Usually, I don't know what I'm going to bake at first: normally I start with an ingredient then think about what I'm going to make with it later. I get out all the cook books, spreading them out across the table and flick through their glossy pages looking for inspiration. By the end they've inevitably sprawled out across the whole kitchen and there's already a mess before I've even got out the measuring scales.
Flicking through the cook books I went through a lot of hazelnut recipes: a hazelnut truffle torte (River cafe) - too rich I thought, spelt and cobnut fairy cakes (short and sweet) - too dainty maybe, and a gianduja gelato (the perfect scoop) - which would have been perfect, but I didn't have any cream on hand unfortunately. In another cookbook I also saw a bundt cake and, taking the idea of the gianduja (a chocolate and hazelnut paste like an Italian nutella) from the ice cream recipe, I thought I'd make a chocolate and hazelnut bundt cake. The cake is nicely moist from the ground and chopped hazelnuts, though still light and fluffy, with just a hint of chocolate from a little cocoa and drizzled with a smooth nutella chocolate glaze. The cake has quite a long baking time (1 hour 15 minutes) but stick with it - it's worth it.
I actually have a hazelnut tree (although for some reason I've always known it as a cobnut) in the corner of the garden. It's quite a pretty tree, with slightly furry lime green leaves and tall, slender stems, holding delicate catkins at this time the year, coppiced into a crude circle.

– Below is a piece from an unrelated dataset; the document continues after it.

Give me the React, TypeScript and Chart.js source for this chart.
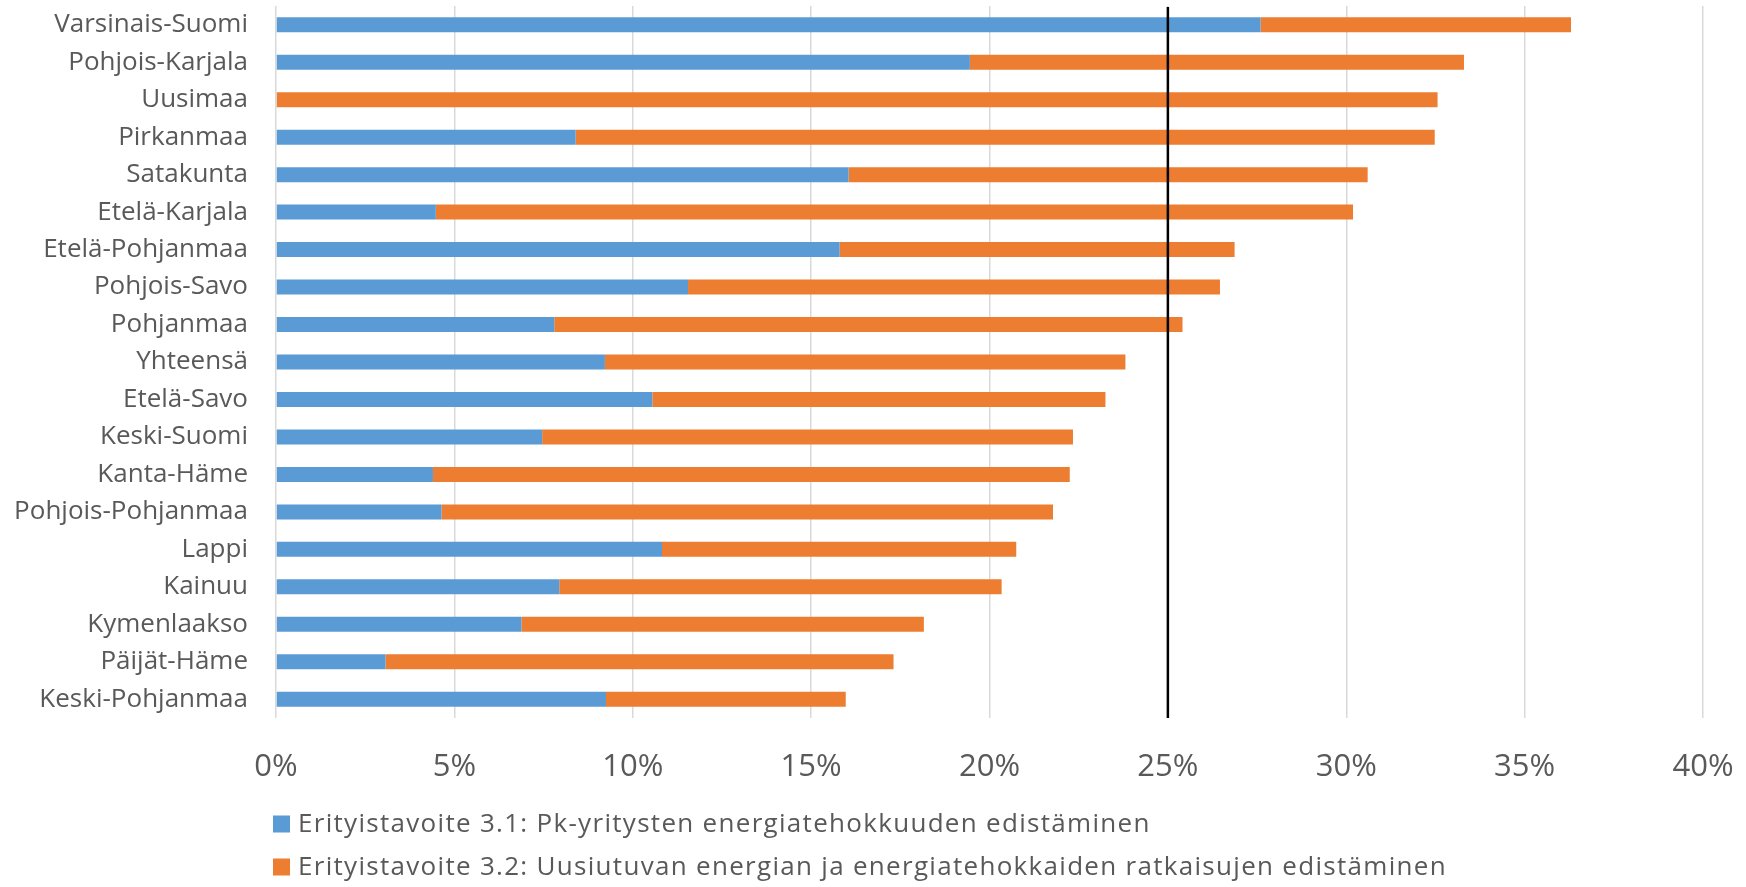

Though it's not bearing any nuts at this time of the year, in the autumn, around early October, we go out to pick the hazelnuts - hopefully before the squirrels have got to them. Then we spend an afternoon on ladders and buckets trying to pick as many as we can, which becomes increasinlgy difficlt as the low branches are picked and only the just-out-of-reach branches are left. You actually pick the hazelnuts when they're still a pastel green because they have to be matured,until they turn an ochre brown, before they can be used. Once matured they just have to be cracked open, by which time you begin to suspect that it would have been easier to just buy a pack of hazelnuts from the shops. They don't last long though, with most being eaten as they are and only a few actually making it to the kitchen. Those that do are used simply so not to lose the subtle hazelnut flavour that was worked so hard for.